Die Alliance for Natural Health (eine europaweite Vereinigung von Herstellern, Groß-, Vertriebs- und Einzelhändlern sowie Verbrauchern von Nahrungsergänzungsmitteln), die Nutri-Link Ltd (ein kleiner Vertriebs- und Einzelhändler) sowie die National Association of of Health Stores und die Health Food Manufacturers Ltd (Wirtschaftsverbände, die rund 580 Unternehmen vertreten, die im Vereinigten Königreich Reformkost liefern) haben vor dem britischen High Court of Justice die Gültigkeit der britischen Verordnungen bestritten, mit denen die Richtlinie umgesetzt worden ist. Ihrer Auffassung nach verletzen die Bestimmungen der Richtlinie, die die Vermarktung von Erzeugnissen untersagen, die nicht der Richtlinie entsprechen, mehrere Grundsätze des Gemeinschaftsrechts; sie seien außerdem auf einer falschen Rechtsgrundlage erlassen worden. Der High Court hat dem Gerichtshof der Europäischen Gemeinschaften mehrere Fragen vorgelegt.
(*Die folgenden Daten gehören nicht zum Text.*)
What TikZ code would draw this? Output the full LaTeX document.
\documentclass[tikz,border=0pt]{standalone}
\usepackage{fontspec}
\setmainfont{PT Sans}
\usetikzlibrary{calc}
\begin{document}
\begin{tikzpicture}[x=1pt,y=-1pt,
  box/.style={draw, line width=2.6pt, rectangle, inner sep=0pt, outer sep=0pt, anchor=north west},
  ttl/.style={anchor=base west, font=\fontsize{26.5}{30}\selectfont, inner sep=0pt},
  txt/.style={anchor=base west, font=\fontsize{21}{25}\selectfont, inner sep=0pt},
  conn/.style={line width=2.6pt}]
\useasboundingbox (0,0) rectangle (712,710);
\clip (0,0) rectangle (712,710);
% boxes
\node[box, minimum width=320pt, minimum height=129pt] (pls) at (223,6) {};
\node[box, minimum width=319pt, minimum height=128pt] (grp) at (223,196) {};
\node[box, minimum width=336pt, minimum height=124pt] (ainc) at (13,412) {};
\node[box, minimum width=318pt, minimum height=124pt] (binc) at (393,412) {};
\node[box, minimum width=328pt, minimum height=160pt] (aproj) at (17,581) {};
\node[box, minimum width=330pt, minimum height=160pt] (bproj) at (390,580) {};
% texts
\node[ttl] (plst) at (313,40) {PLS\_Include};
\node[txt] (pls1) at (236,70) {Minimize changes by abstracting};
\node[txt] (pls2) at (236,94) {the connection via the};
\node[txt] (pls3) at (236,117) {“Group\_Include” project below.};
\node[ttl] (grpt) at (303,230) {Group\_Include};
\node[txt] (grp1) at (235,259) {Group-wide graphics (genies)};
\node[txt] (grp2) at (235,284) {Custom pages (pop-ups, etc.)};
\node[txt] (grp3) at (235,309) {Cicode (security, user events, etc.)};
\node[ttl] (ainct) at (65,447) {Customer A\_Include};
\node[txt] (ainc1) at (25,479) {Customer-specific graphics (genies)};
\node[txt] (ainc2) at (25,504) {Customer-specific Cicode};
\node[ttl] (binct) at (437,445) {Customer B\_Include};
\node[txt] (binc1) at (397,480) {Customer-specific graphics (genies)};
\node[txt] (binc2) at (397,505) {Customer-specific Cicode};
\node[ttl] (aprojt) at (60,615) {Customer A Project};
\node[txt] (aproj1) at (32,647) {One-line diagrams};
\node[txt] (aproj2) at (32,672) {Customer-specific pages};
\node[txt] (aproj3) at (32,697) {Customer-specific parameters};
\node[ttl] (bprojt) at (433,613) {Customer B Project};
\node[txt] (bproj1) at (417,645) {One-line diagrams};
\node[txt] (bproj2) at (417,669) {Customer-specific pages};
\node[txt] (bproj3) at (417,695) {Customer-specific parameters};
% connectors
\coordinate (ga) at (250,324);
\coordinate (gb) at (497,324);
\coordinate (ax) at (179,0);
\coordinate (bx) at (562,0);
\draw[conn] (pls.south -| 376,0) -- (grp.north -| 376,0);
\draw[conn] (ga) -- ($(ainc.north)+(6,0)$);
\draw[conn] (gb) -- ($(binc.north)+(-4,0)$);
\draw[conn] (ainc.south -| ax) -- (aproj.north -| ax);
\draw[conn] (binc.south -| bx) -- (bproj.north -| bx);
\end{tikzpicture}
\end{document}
In seinem heutigen Urteil weist der Gerichtshof das Vorbringen der Klägerinnen zurück und bestätigt die Gültigkeit der Richtlinie.

Der Gerichtshof weist darauf hin, dass vor Inkrafttreten der Richtlinie für Nahrungsergänzungsmittel unterschiedliche einzelstaatliche Rechtsvorschriften galten, die den freien Verkehr mit diesen Erzeugnissen behindern und das Funktionieren des Binnenmarkts beeinträchtigen konnten. Diese Situation wird dadurch bestätigt, dass der Gerichtshof mit mehreren Rechtssachen befasst war, in denen Wirtschaftsteilnehmer in einem Mitgliedstaat auf Hindernisse für den Vertrieb von Nahrungsergänzungsmitteln gestoßen waren, die in einem anderen Mitgliedstaat rechtmäßig vertrieben wurden, und dass bei der Kommission aufgrund von Abweichungen zwischen den einzelstaatlichen Rechtsvorschriften zahlreiche Beschwerden eingegangen waren. Daraus schließt der Gerichtshof, dass sich die Richtlinie zu Recht auf Artikel 95 des EG-Vertrags stützt.
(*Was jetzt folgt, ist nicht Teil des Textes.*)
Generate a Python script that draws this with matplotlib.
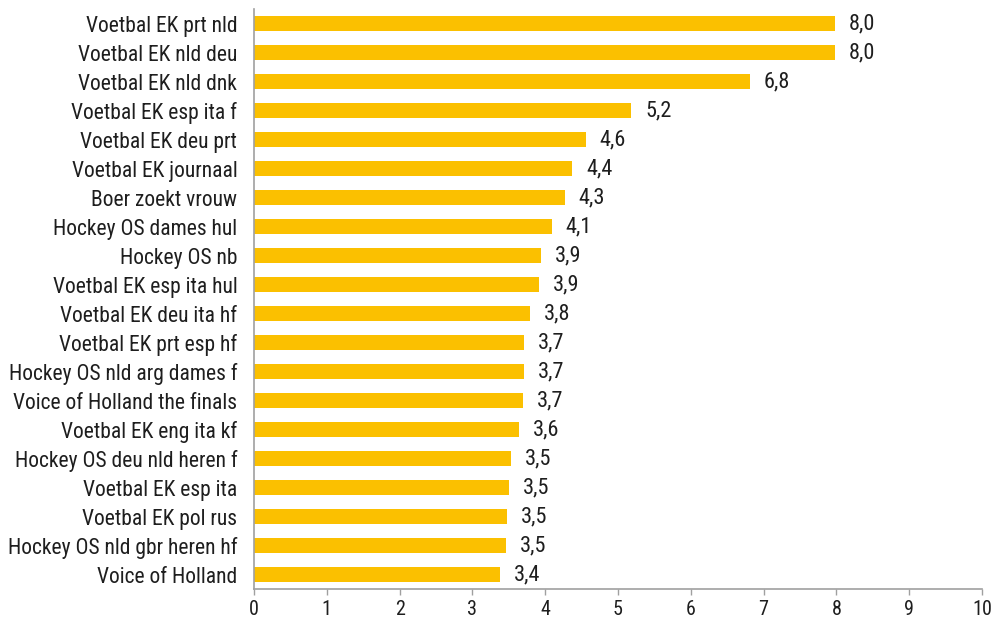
import matplotlib.pyplot as plt
from matplotlib import font_manager
import numpy as np

programmas = [
    'Voetbal EK prt nld', 'Voetbal EK nld deu', 'Voetbal EK nld dnk',
    'Voetbal EK esp ita f', 'Voetbal EK deu prt', 'Voetbal EK journaal',
    'Boer zoekt vrouw', 'Hockey OS dames hul', 'Hockey OS nb',
    'Voetbal EK esp ita hul', 'Voetbal EK deu ita hf', 'Voetbal EK prt esp hf',
    'Hockey OS nld arg dames f', 'Voice of Holland the finals',
    'Voetbal EK eng ita kf', 'Hockey OS deu nld heren f', 'Voetbal EK esp ita',
    'Voetbal EK pol rus', 'Hockey OS nld gbr heren hf', 'Voice of Holland',
]
kijkers = [7.98, 7.98, 6.81, 5.18, 4.56, 4.37, 4.27, 4.09, 3.94, 3.91,
           3.79, 3.71, 3.71, 3.70, 3.64, 3.53, 3.50, 3.48, 3.46, 3.38]

# een smal lettertype zoeken, anders DejaVu
names = {f.name for f in font_manager.fontManager.ttflist}
fam = 'DejaVu Sans'
for kandidaat in ['Liberation Sans Narrow', 'Arial Narrow', 'Roboto Condensed',
                  'Archivo Narrow', 'PT Sans Narrow', 'Open Sans Condensed']:
    if kandidaat in names:
        fam = kandidaat
        break
plt.rcParams['font.family'] = [fam, 'DejaVu Sans']

geel = '#FBC000'
grijs = '#A0A0A0'
tekst = '#1E1E1E'

fig = plt.figure(figsize=(9.98, 6.21), dpi=100)
ax = fig.add_axes([0.2545, 0.0515, 0.7295, 0.934])

y = np.arange(len(programmas))
ax.barh(y, kijkers, height=0.55, color=geel)
for yi, v in zip(y, kijkers):
    ax.annotate(f'{v:.1f}'.replace('.', ','), (v, yi), xytext=(10, 0),
                textcoords='offset points', va='center', ha='left',
                fontsize=16, color=tekst)

ax.set_ylim(len(programmas) - 0.5, -0.5)
ax.set_yticks(y)
ax.set_yticklabels(programmas, fontsize=15.5, color=tekst)
ax.set_xlim(0, 10)
ax.set_xticks(range(0, 11))
ax.tick_params(axis='x', labelsize=14.5, colors=grijs, labelcolor=tekst,
               length=4, width=1, pad=4)
ax.tick_params(axis='y', length=0, pad=12)
for s in ['top', 'right']:
    ax.spines[s].set_visible(False)
for s in ['left', 'bottom']:
    ax.spines[s].set_color(grijs)
    ax.spines[s].set_linewidth(1.2)

fig.savefig('out.png', dpi=100)
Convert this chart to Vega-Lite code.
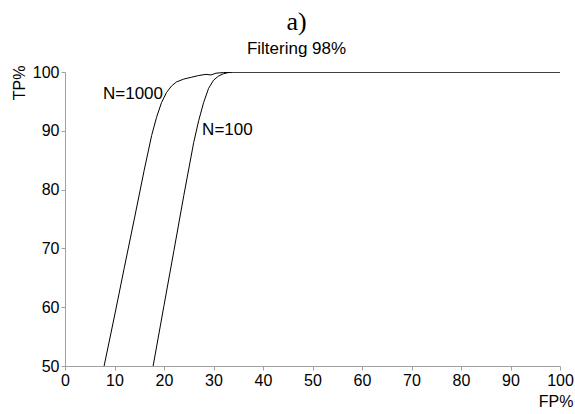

Die Klägerinnen haben außerdem geltend gemacht, dass die Bestimmungen der Richtlinie mit dem freien Warenverkehr unvereinbar seien. Der Gerichtshof weist darauf hin, dass bestimmte Beschränkungen durch den Schutz der Gesundheit der Bevölkerung gerechtfertigt sein können, und vertritt die Ansicht, dass die fraglichen Maßnahmen zur Erreichung dieses Zieles erforderlich und geeignet sind.

Ein Negativlistensystem würde möglicherweise nicht ausreichen

Ein Negativlistensystem würde nämlich möglicherweise nicht ausreichen, um das betreffende Ziel zu erreichen. Ein solches System könnte zur Folge haben, dass ein Stoff ohne Einschränkung bei der Herstellung von Nahrungsergänzungsmitteln verwendet würde, obwohl er, z. B. aufgrund seiner Neuheit, keiner wissenschaftlichen Bewertung unterzogen worden wäre, mit der sichergestellt wird, dass er nicht mit einer Gefahr für die menschliche Gesundheit verbunden ist.
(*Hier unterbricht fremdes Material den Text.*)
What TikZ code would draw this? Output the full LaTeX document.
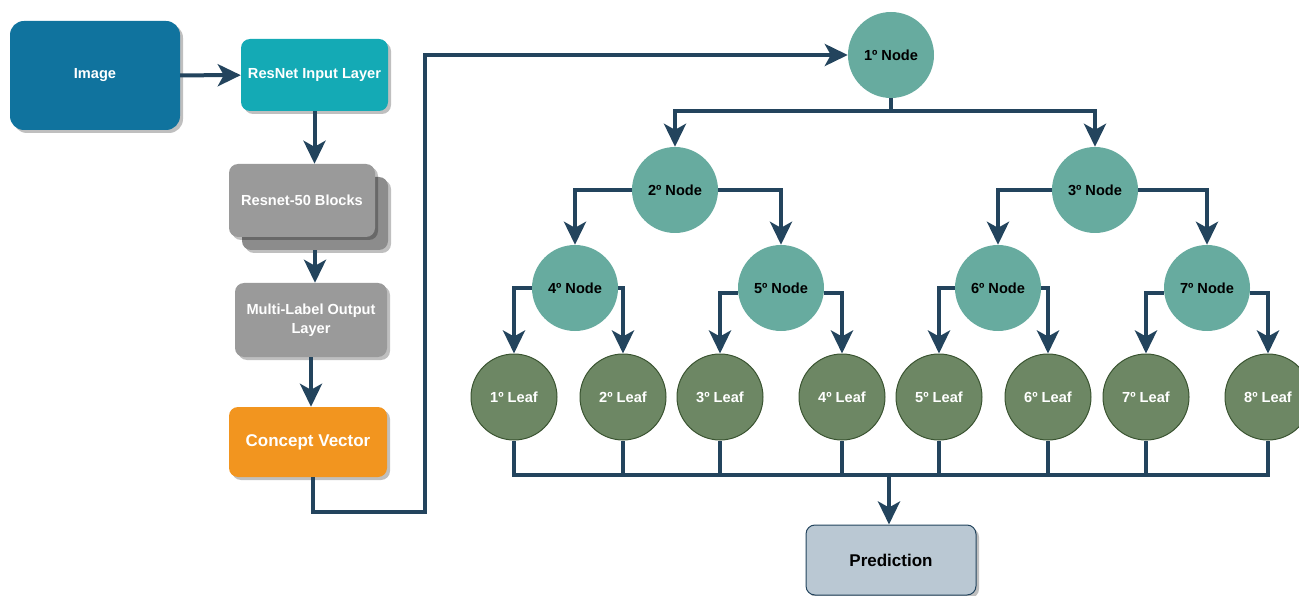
\documentclass[tikz,border=0pt]{standalone}
\usepackage{fontspec}
\setmainfont{Liberation Sans}
\usetikzlibrary{arrows.meta,shadows,calc}
\definecolor{connc}{HTML}{23445D}
\definecolor{imgblue}{HTML}{10739E}
\definecolor{tealbox}{HTML}{14AAB5}
\definecolor{grayfront}{HTML}{9A9A9A}
\definecolor{grayback}{HTML}{8C8C8C}
\definecolor{orangebox}{HTML}{F2951F}
\definecolor{predfill}{HTML}{BAC8D3}
\definecolor{nodefill}{HTML}{67AB9F}
\definecolor{leaffill}{HTML}{6D8764}
\definecolor{leafdraw}{HTML}{3A5431}
\begin{document}
\begin{tikzpicture}[x=1pt,y=-1pt,
  sh/.style={drop shadow={shadow xshift=3pt,shadow yshift=-3pt,opacity=0.25,fill=black}},
  box/.style={rectangle,rounded corners=9pt,text=white,align=center,inner sep=0pt,
    font=\bfseries\fontsize{14.6}{19}\selectfont,sh},
  circ/.style={circle,minimum size=86pt,inner sep=0pt,font=\bfseries\fontsize{14.6}{17}\selectfont},
  tnode/.style={circ,fill=nodefill,text=black},
  leaf/.style={circ,fill=leaffill,draw=leafdraw,line width=1pt,text=white},
  conn/.style={draw=connc,line width=4pt,-{Stealth[length=23pt,width=22pt,inset=6pt]}},
  wire/.style={draw=connc,line width=4pt}
]
\useasboundingbox (0,0) rectangle (1299,596);

% left column
\node[box,fill=imgblue,rounded corners=14pt,minimum width=170pt,minimum height=109pt] (img) at (95,75.5) {Image};
\node[box,fill=tealbox,minimum width=147pt,minimum height=72pt] (ri) at (314.5,75) {ResNet Input Layer};
\node[box,fill=grayback,minimum width=146pt,minimum height=73pt] (rb2) at (315,213.5) {};
\node[box,fill=grayfront,minimum width=146pt,minimum height=73pt] (rb) at (302,200.5) {Resnet-50 Blocks};
\node[box,fill=grayfront,minimum width=152pt,minimum height=74pt] (ml) at (311,320) {Multi-Label Output\\Layer};
\node[box,fill=orangebox,minimum width=158pt,minimum height=70pt,font=\bfseries\fontsize{17}{20}\selectfont] (cv) at (308,442) {Concept Vector};
\node[box,fill=predfill,draw=connc,line width=1pt,text=black,minimum width=170pt,minimum height=70pt,font=\bfseries\fontsize{17}{20}\selectfont] (pred) at (891,560) {Prediction};

% tree nodes
\node[tnode] (n1) at (891,55) {1º Node};
\node[tnode] (n2) at (675,190) {2º Node};
\node[tnode] (n3) at (1095,190) {3º Node};
\node[tnode] (n4) at (575,288) {4º Node};
\node[tnode] (n5) at (781,288) {5º Node};
\node[tnode] (n6) at (998,288) {6º Node};
\node[tnode] (n7) at (1207,288) {7º Node};

% leaves
\node[leaf] (l1) at (514,397) {1º Leaf};
\node[leaf] (l2) at (623,397) {2º Leaf};
\node[leaf] (l3) at (720,397) {3º Leaf};
\node[leaf] (l4) at (842,397) {4º Leaf};
\node[leaf] (l5) at (939,397) {5º Leaf};
\node[leaf] (l6) at (1048,397) {6º Leaf};
\node[leaf] (l7) at (1146,397) {7º Leaf};
\node[leaf] (l8) at (1268,397) {8º Leaf};

% left column connectors
\draw[conn] (img) -- (ri);
\draw[conn] (ri.south) -- (ri.south |- rb.north);
\draw[conn] (rb2.south) -- (rb2.south |- ml.north);
\draw[conn] (ml.south) -- (ml.south |- cv.north);

% concept vector to 1st node
\coordinate (c0) at (313,477);
\coordinate (c1) at (313,512);
\coordinate (c2) at (425,512);
\coordinate (c3) at (425,55);
\draw[conn] (c0) -- (c1) -- (c2) -- (c3) -- (n1);

% tree connectors
\coordinate (b1) at (891,111);
\draw[conn] (n1) -- (b1) -| (n2);
\draw[conn] (b1) -| (n3);
\draw[conn] (n2.west) -| (n4);
\draw[conn] (n2.east) -| (n5);
\draw[conn] (n3.west) -| (n6);
\draw[conn] (n3.east) -| (n7);
\draw[conn] (n4.west) -| (l1);
\draw[conn] (n4.east) -| (l2);
\draw[conn] ($(n5.west)+(0,5)$) -| (l3);
\draw[conn] ($(n5.east)+(0,5)$) -| (l4);
\draw[conn] (n6.west) -| (l5);
\draw[conn] (n6.east) -| (l6);
\draw[conn] ($(n7.west)+(0,5)$) -| (l7);
\draw[conn] ($(n7.east)+(0,5)$) -| (l8);

% bus to prediction
\coordinate (bus) at (889,475);
\draw[wire] (l1.south) |- (bus) -| (l8.south);
\foreach \l in {l2,l3,l4,l5,l6,l7} {\draw[wire] (\l.south) -- (\l.south |- bus);}
\draw[conn] (bus) -- (bus |- pred.north);
\end{tikzpicture}
\end{document}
Der Gerichtshof fügt hinzu, dass ein Positivlistensystem ein Verfahren vorsehen muss, das die Aufnahme eines bestimmten Stoffes in diese Listen ermöglicht und den Grundsätzen der ordnungsgemäßen Verwaltung und der Rechtssicherheit entspricht. Ein solches Verfahren muss zugänglich, d. h. in einem die betroffenen Behörden bindenden Rechtsakt von allgemeiner Geltung ausdrücklich vorgesehen, sein, es muss innerhalb eines angemessenen Zeitraums abgeschlossen werden können, und ein Antrag auf Aufnahme eines Stoffes darf nur auf der Grundlage einer eingehenden Risikobewertung abgelehnt werden, die anhand der zuverlässigsten wissenschaftlichen Daten, die verfügbar sind, und der neuesten Ergebnisse getroffen wird. Zudem muss eine Ablehnung in einem gerichtlichen Verfahren angefochten werden können. Obwohl keine Bestimmung in der Richtlinie als solche sicherstellt, dass die Phase der Anhörung der Europäischen Behörde für Lebensmittelsicherheit in transparenter Weise und innerhalb angemessener Frist zu Ende geführt wird, wird durch das Fehlen entsprechender Vorschriften nicht der ordnungsgemäße Ablauf des Verfahrens zur Änderung der Positivlisten innerhalb angemessener Frist gefährdet. Der Gerichtshof unterstreicht allerdings, dass die Kommission die Maßnahmen zu ergreifen und den Betroffenen zugänglich zu machen hat, die erforderlich sind, um allgemein die Transparenz und eine angemessene Dauer dieser Phase sicherzustellen.